Ça a toujours un impact évidement, surtout que nous ne sommes pas un sport pro, ce n’est pas notre métier donc on n’a rien à y gagner financièrement. Même si au début ça peut faire du bien pour certains, on a vraiment un groupe qui vit bien ensemble ici et de ne plus s’entrainer ou passer des moments ensemble, c’est une situation particulière dont on n’a pas l’habitude. Il faut s’adapter, mais c’est sûr que dans une dynamique de groupe ça peut faire du mal pour un groupe qui fonctionnait bien, tout comme ça peut faire du bien pour un groupe qui fonctionnait mal.
Pour le match que l’on aurait dû jouer contre les Molosses, il nous manquait pas mal de joueurs suite aux nombreuses casses du match d’avant, alors on peut dire que pour nous ça nous arrange, on va récupérer tous les joueurs en pleine santé ! On n’a pas de joueurs Américains alors c’est un point logistique et financier de moins dont il faut s’occuper puisqu’il y a des équipes qui continuent de payer les joueurs Américains alors que ça ne joue pas. Mis à part l’arrêt de la vie collective, c’est plutôt quelque chose qui nous arrange même si on aurait préféré que ça n’arrive pas, si on veut regarder les avantages et inconvénients de la situation, on se dit que l’on va au moins pouvoir profiter de ça pour récupérer nos blessés.
Ça ne sera pas faussé puisque tout le monde va être logé à la même enseigne, on reprendra tous en même temps
Steeve Guersent
Concernant la dynamique d’entrainement, il va falloir tout reprendre de zéro comme on le faisait en début de saison avec des périodes tactiques et techniques. On va être obligés de repasser par une préparation d’avant saison compressée parce qu’avec autant d’inactivité, les joueurs ne pourront pas être performants. Là-dessus il n’y a plus qu’à attendre avant d’agir, on est déjà en train de réflechir à plusieurs situations et moments de reprise des entrainements. Il faut aussi penser à la reprise des matchs puisque je suppose que la fédération ne nous dira pas “vous reprenez le lundi et vous jouez le samedi”, ça serait un peu fou de leur part puisqu’on ne joue pas aux fléchettes : l’intégrité rentre en jeu et sur une période où l’on n’a rien fait du tout sur le plan physique, ça serait mettre en danger l’intégrité physique des joueurs alors on suppose qu’il y aura au moins quinze jours entre la reprise d’entrainements et celle des matchs.
Il faudra encore une fois s’adapter puisque de toute façon ça va être le mot d’ordre pour tout le monde, pour les instances qui vont réorganiser les championnats (ou pas) et puis ensuite pour tous les clubs qui vont devoir s’ajuster à leur tour.
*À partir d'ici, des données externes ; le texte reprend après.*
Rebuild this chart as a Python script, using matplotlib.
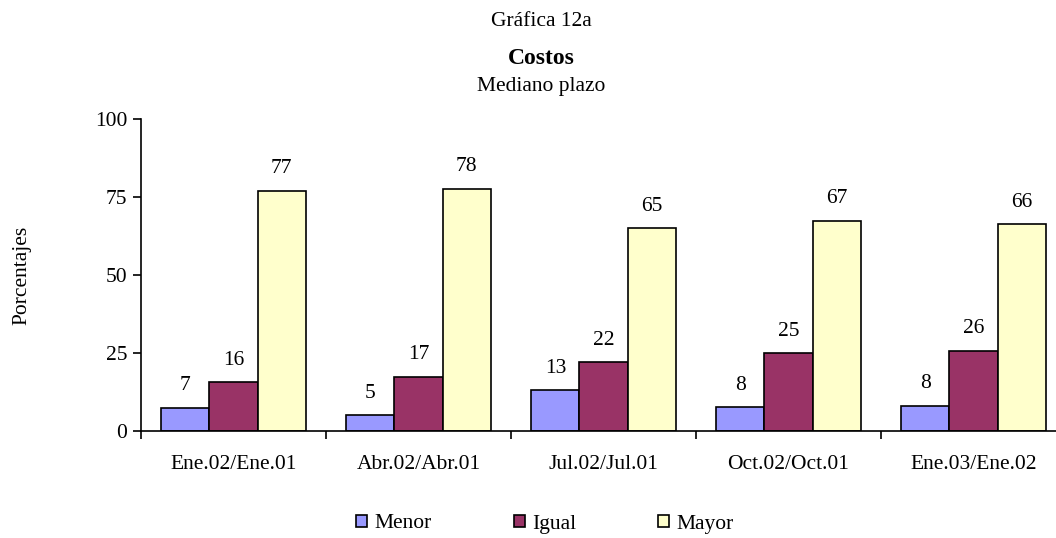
import matplotlib
matplotlib.use("Agg")
import matplotlib.pyplot as plt
import numpy as np

# datos (porcentajes)
periodos = ["Ene.02/Ene.01", "Abr.02/Abr.01", "Jul.02/Jul.01", "Oct.02/Oct.01", "Ene.03/Ene.02"]
menor = [7.4, 5.0, 13.0, 7.6, 8.1]
igual = [15.6, 17.4, 22.0, 25.0, 25.7]
mayor = [77.0, 77.6, 65.0, 67.4, 66.2]
yticks = [0, 25, 50, 75, 100]

series = [("Menor", menor, "#9999FF"), ("Igual", igual, "#993366"), ("Mayor", mayor, "#FFFFCC")]

plt.rcParams["font.family"] = ["Liberation Serif", "DejaVu Serif"]
FS = 15.5

fig = plt.figure(figsize=(10.56, 5.38), dpi=100)
ax = fig.add_axes([141 / 1056, 107 / 538, 925 / 1056, 312 / 538])

x = np.arange(len(periodos))
w = 0.26
for i, (name, vals, col) in enumerate(series):
    pos = x + (i - 1) * w
    bars = ax.bar(pos, vals, w, color=col, edgecolor="black", linewidth=1.2, label=name)
    for b, v in zip(bars, vals):
        ax.annotate(f"{round(v)}", (b.get_x() + b.get_width() / 2, v), xytext=(0, 9),
                    textcoords="offset points", ha="center", va="bottom", fontsize=FS)

ax.set_xlim(-0.5, len(periodos) - 0.5)
ax.set_ylim(0, 100)
ax.set_yticks(yticks)
ax.set_xticks(np.arange(len(periodos) + 1) - 0.5)
ax.set_xticklabels([])
ax.set_xticks(x, minor=True)
ax.set_xticklabels(periodos, minor=True, fontsize=FS)
ax.tick_params(axis="x", which="minor", length=0, pad=17)
ax.tick_params(axis="x", which="major", length=6, width=1.2, direction="out")
ax.tick_params(axis="y", length=6, width=1.2, direction="out", labelsize=FS, pad=4)
ax.spines[["top", "right"]].set_visible(False)
ax.spines["left"].set_linewidth(1.2)
ax.spines["bottom"].set_linewidth(1.2)

fig.text(22 / 1056, 1 - 275 / 538, "Porcentajes", rotation=90, ha="center", va="center", fontsize=FS)
fig.text(541 / 1056, 1 - 22 / 538, "Gráfica 12a", ha="center", va="center", fontsize=FS)
fig.text(541 / 1056, 1 - 58 / 538, "Costos", ha="center", va="center", fontsize=FS + 1.5, fontweight="bold")
fig.text(541 / 1056, 1 - 86 / 538, "Mediano plazo", ha="center", va="center", fontsize=FS)

fig.legend(loc="center", bbox_to_anchor=(545 / 1056, 1 - 524 / 538), ncol=3, frameon=False,
           fontsize=FS, handlelength=0.5, handleheight=0.5, handletextpad=0.35, columnspacing=3.8)

fig.savefig("out.png", dpi=100)
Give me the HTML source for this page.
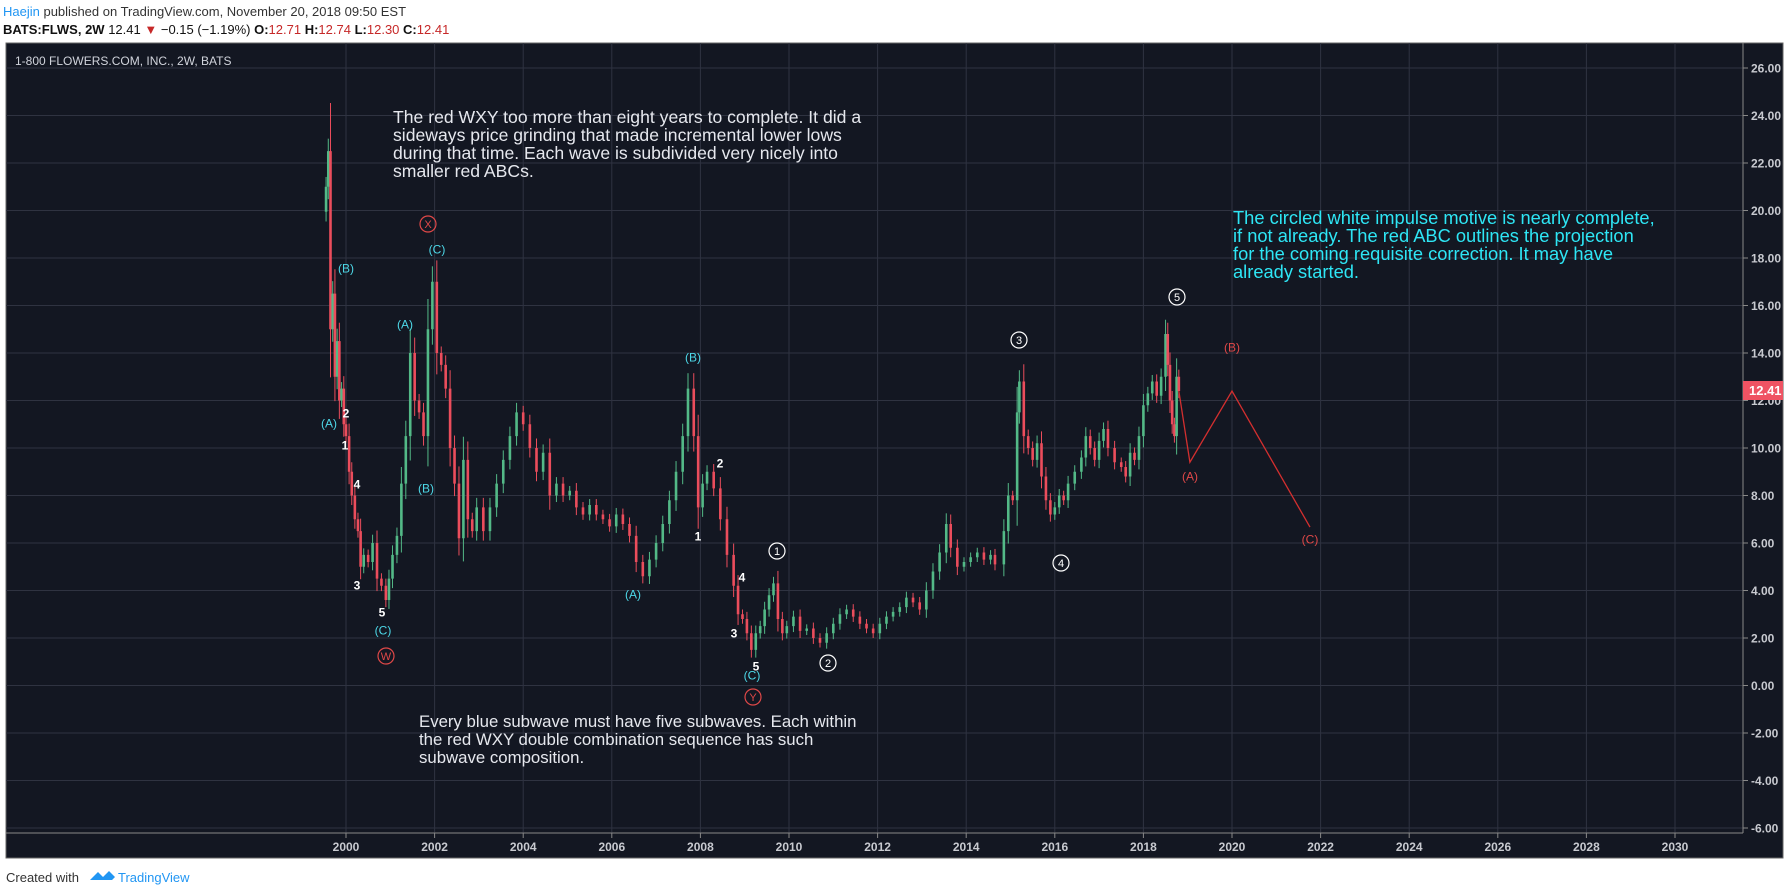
<!DOCTYPE html>
<html><head><meta charset="utf-8">
<style>
html,body{margin:0;padding:0;background:#fff;width:1789px;height:895px;overflow:hidden;font-family:"Liberation Sans",sans-serif;}
svg{display:block}
</style></head>
<body>
<svg id="chart" width="1789" height="895" viewBox="0 0 1789 895" xmlns="http://www.w3.org/2000/svg" font-family="Liberation Sans, sans-serif">
  <rect x="0" y="0" width="1789" height="895" fill="#ffffff"/>
  <text x="3" y="16" font-size="13" fill="#333"><tspan fill="#2196f3">Haejin</tspan> published on TradingView.com, November 20, 2018 09:50 EST</text>
  <text x="3" y="34" font-size="13" fill="#111"><tspan font-weight="bold">BATS:FLWS, 2W</tspan>  12.41 <tspan fill="#c62828">▼</tspan> −0.15 (−1.19%) <tspan font-weight="bold">O:</tspan><tspan fill="#c62828">12.71</tspan> <tspan font-weight="bold">H:</tspan><tspan fill="#c62828">12.74</tspan> <tspan font-weight="bold">L:</tspan><tspan fill="#c62828">12.30</tspan> <tspan font-weight="bold">C:</tspan><tspan fill="#c62828">12.41</tspan></text>
  <rect x="6" y="43" width="1777" height="815" fill="#131722" stroke="#666" stroke-width="1"/>
  <g id="grid"></g>
  <line x1="1743" y1="43" x2="1743" y2="833" stroke="#888" stroke-width="1"/>
  <line x1="6" y1="833" x2="1743" y2="833" stroke="#888" stroke-width="1"/>
  <g id="yaxis"></g>
  <g id="xaxis"></g>
  <text x="15" y="65" font-size="12" fill="#d1d4dc">1-800 FLOWERS.COM, INC., 2W, BATS</text>
  <g id="candles"></g>
  <g id="proj"></g>
  <g id="labels"></g>
  <g font-size="17.6" fill="#e6e8ee">
    <text x="393" y="123">The red WXY too more than eight years to complete. It did a</text>
    <text x="393" y="141">sideways price grinding that made incremental lower lows</text>
    <text x="393" y="159">during that time. Each wave is subdivided very nicely into</text>
    <text x="393" y="177">smaller red ABCs.</text>
  </g>
  <g font-size="16.8" fill="#e6e8ee">
    <text x="419" y="727">Every blue subwave must have five subwaves. Each within</text>
    <text x="419" y="745">the red WXY double combination sequence has such</text>
    <text x="419" y="763">subwave composition.</text>
  </g>
  <g font-size="18.3" fill="#2ee6f5">
    <text x="1233" y="224">The circled white impulse motive is nearly complete,</text>
    <text x="1233" y="242">if not already. The red ABC outlines the projection</text>
    <text x="1233" y="260">for the coming requisite correction. It may have</text>
    <text x="1233" y="278">already started.</text>
  </g>
  <g>
    <rect x="1743" y="381" width="40" height="19" fill="#ef5363"/>
    <text x="1749" y="395" font-size="13" font-weight="bold" fill="#fff">12.41</text>
  </g>
  <text x="6" y="882" font-size="13" fill="#333">Created with</text>
  <g>
    <path d="M90 880 l8 -8 l5 5 l6 -6 l6 6 l-3 3 z" fill="#2196f3"/>
    <text x="118" y="882" font-size="13" fill="#2196f3">TradingView</text>
  </g>
</svg>
<script>
const yTicks = [26,24,22,20,18,16,14,12,10,8,6,4,2,0,-2,-4,-6];
const xTicks = [2000,2002,2004,2006,2008,2010,2012,2014,2016,2018,2020,2022,2024,2026,2028,2030];
const dates = [1999.55,1999.6,1999.65,1999.7,1999.75,1999.8,1999.85,1999.9,1999.95,2000.0,2000.07,2000.13,2000.2,2000.27,2000.33,2000.4,2000.5,2000.6,2000.7,2000.8,2000.9,2000.97,2001.05,2001.15,2001.25,2001.35,2001.45,2001.55,2001.65,2001.75,2001.85,2001.95,2002.05,2002.15,2002.25,2002.35,2002.45,2002.55,2002.65,2002.75,2002.85,2002.95,2003.1,2003.25,2003.4,2003.55,2003.7,2003.85,2004.0,2004.15,2004.3,2004.45,2004.6,2004.75,2004.9,2005.05,2005.2,2005.35,2005.5,2005.65,2005.8,2005.95,2006.1,2006.25,2006.4,2006.55,2006.7,2006.85,2007.0,2007.15,2007.3,2007.45,2007.6,2007.72,2007.85,2007.95,2008.05,2008.15,2008.3,2008.45,2008.6,2008.75,2008.85,2008.95,2009.05,2009.15,2009.25,2009.35,2009.45,2009.55,2009.65,2009.75,2009.85,2009.95,2010.1,2010.25,2010.4,2010.55,2010.7,2010.85,2011.0,2011.15,2011.3,2011.45,2011.6,2011.75,2011.9,2012.05,2012.2,2012.35,2012.5,2012.65,2012.8,2012.95,2013.1,2013.25,2013.4,2013.55,2013.65,2013.8,2013.95,2014.1,2014.25,2014.4,2014.55,2014.65,2014.85,2014.95,2015.05,2015.15,2015.2,2015.3,2015.4,2015.5,2015.6,2015.7,2015.8,2015.9,2016.0,2016.1,2016.2,2016.3,2016.45,2016.6,2016.7,2016.8,2016.9,2017.0,2017.1,2017.2,2017.35,2017.5,2017.6,2017.7,2017.8,2017.9,2018.0,2018.1,2018.2,2018.3,2018.4,2018.5,2018.55,2018.6,2018.65,2018.7,2018.75,2018.8];
const closes = [21,22.5,15,16.5,13,14.5,12,12.5,11,10.5,9,8,7,6.5,5,5.5,5.2,6,4.5,4.2,3.6,4.5,5.5,6.3,8.5,10.5,14,12,11.5,10.5,15,17,14,13.5,12.5,10,8.5,6.2,9.5,7,6.5,7.5,6.5,7.5,8.5,9.5,10.5,11.5,11,10,9,9.8,8,8.5,8,8.2,7.5,7.2,7.6,7.2,7,6.7,7.2,6.8,6.3,5.2,4.6,5.3,6,6.8,7.8,9,10.5,12.5,10.5,7.5,8.5,9,8.3,7,5.5,4.2,3,2.8,2.2,1.5,2.2,2.5,3.2,3.8,4.3,2.8,2.2,2.5,2.9,2.3,2.4,2,1.8,2.2,2.6,3,3.2,2.9,2.6,2.4,2.2,2.6,2.9,3.1,3.3,3.7,3.5,3.2,4,4.8,5.6,6.8,5.8,5,5.2,5.4,5.6,5.3,5.5,5.1,6.5,8,7.8,11.5,12.8,10.5,10,9.5,10.2,8.8,7.8,7.2,7.5,8,7.8,8.5,9,9.6,10.5,10,9.5,10.3,10.8,10,9.4,9.2,8.8,9.8,9.5,10.5,11.8,12.3,12.8,12.2,13,14.8,13.5,12,11,10.5,13,12.4];
const projDates = [2018.8,2019.05,2020.0,2021.76];
const projPrices = [12.4,9.4,12.4,6.67];

const NS="http://www.w3.org/2000/svg";
const X=y=>346+(y-2000)*44.3;
const Y=p=>68+(26-p)*23.75;
function mk(tag,attrs,parent){const e=document.createElementNS(NS,tag);for(const k in attrs)e.setAttribute(k,attrs[k]);parent.appendChild(e);return e;}
const grid=document.getElementById('grid'),ya=document.getElementById('yaxis'),xa=document.getElementById('xaxis');
yTicks.forEach(t=>{
  const l=mk('line',{x1:6,x2:1743,y1:Y(t),y2:Y(t),stroke:'#2f3341','stroke-width':1},grid);
  
  
  mk('line',{x1:1743,x2:1748,y1:Y(t),y2:Y(t),stroke:'#888'},ya);
  const tx=mk('text',{x:1751,y:Y(t)+4.5,'font-size':12,'font-weight':'bold',fill:'#c8cad0'},ya);
  tx.textContent=t.toFixed(2);
  
  
});
xTicks.forEach(t=>{
  const l=mk('line',{x1:X(t),x2:X(t),y1:43,y2:833,stroke:'#2f3341','stroke-width':1},grid);
  
  
  mk('line',{x1:X(t),x2:X(t),y1:833,y2:838,stroke:'#888'},xa);
  const tx=mk('text',{x:X(t),y:851,'font-size':12,'font-weight':'bold',fill:'#c8cad0','text-anchor':'middle'},xa);
  tx.textContent=t;
  
  
});
const cg=document.getElementById('candles');
for(let i=0;i<closes.length;i++){
  const o=i>0?closes[i-1]:closes[i]*0.95, c=closes[i];
  const up=c>=o, col=up?'#53b987':'#eb4d5c';
  const d=Math.abs(c-o), hi=Math.max(o,c)+d*0.25+0.15, lo=Math.min(o,c)-d*0.25-0.15;
  const x=X(dates[i]);
  const w=mk('line',{x1:x,x2:x,y1:Y(hi),y2:Y(lo),stroke:col,'stroke-width':1},cg);
  
  
  const b=mk('rect',{x:x-1.3,y:Y(Math.max(o,c)),width:2.6,height:Math.max(1,Y(Math.min(o,c))-Y(Math.max(o,c))),fill:col},cg);
  
  
}
const pg=document.getElementById('proj');
const pl=mk('polyline',{points:projDates.map((d,i)=>X(d)+','+Y(projPrices[i])).join(' '),fill:'none',stroke:'#d32f2f','stroke-width':1.3},pg);



const lg=document.getElementById('labels');
const CY='#4dd8e8',RD='#e04848',WH='#ffffff';
const labs=[
 ['(C)',437,249,CY],['(B)',346,268,CY],['(A)',405,324,CY],['2',346,413,WH],['(A)',329,423,CY],['1',345,445,WH],
 ['(B)',426,488,CY],['4',357,484,WH],['3',357,585,WH],['5',382,612,WH],['(C)',383,630,CY],
 ['(B)',693,357,CY],['2',720,463,WH],['1',698,536,WH],['(A)',633,594,CY],['4',742,577,WH],['3',734,633,WH],['5',756,666,WH],['(C)',752,675,CY],
 ['(B)',1232,347,RD],['(A)',1190,476,RD],['(C)',1310,539,RD]];
labs.forEach(a=>{
  const t=mk('text',{x:a[1],y:a[2]+4.5,'font-size':12,'font-weight':a[3]===WH?'bold':'normal',fill:a[3],'text-anchor':'middle'},lg);
  t.textContent=a[0];
  
  
});
const circ=[['X',428,224,RD],['W',386,656,RD],['Y',753,697,RD],['1',777,551,WH],['2',828,663,WH],['3',1019,340,WH],['4',1061,563,WH],['5',1177,297,WH]];
circ.forEach(a=>{
  const c=mk('circle',{cx:a[1],cy:a[2],r:8,fill:'none',stroke:a[3],'stroke-width':1.2},lg);
  
  
  const t=mk('text',{x:a[1],y:a[2]+4,'font-size':11,fill:a[3],'text-anchor':'middle'},lg);
  t.textContent=a[0];
  
  
});
</script>
</body></html>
Si on reprend on n’aura pas un championnat faussé, mais un champion de l’adaptation plus qu’un champion de France : ceux qui seront bons en adaptation vont peut-être pouvoir tirer leur épingle du jeu. Ça ne sera pas faussé puisque tout le monde va être logé à la même enseigne, on reprendra tous en même temps, mais c’est sûr que pour les clubs qui seront mal organisés ça va être difficile.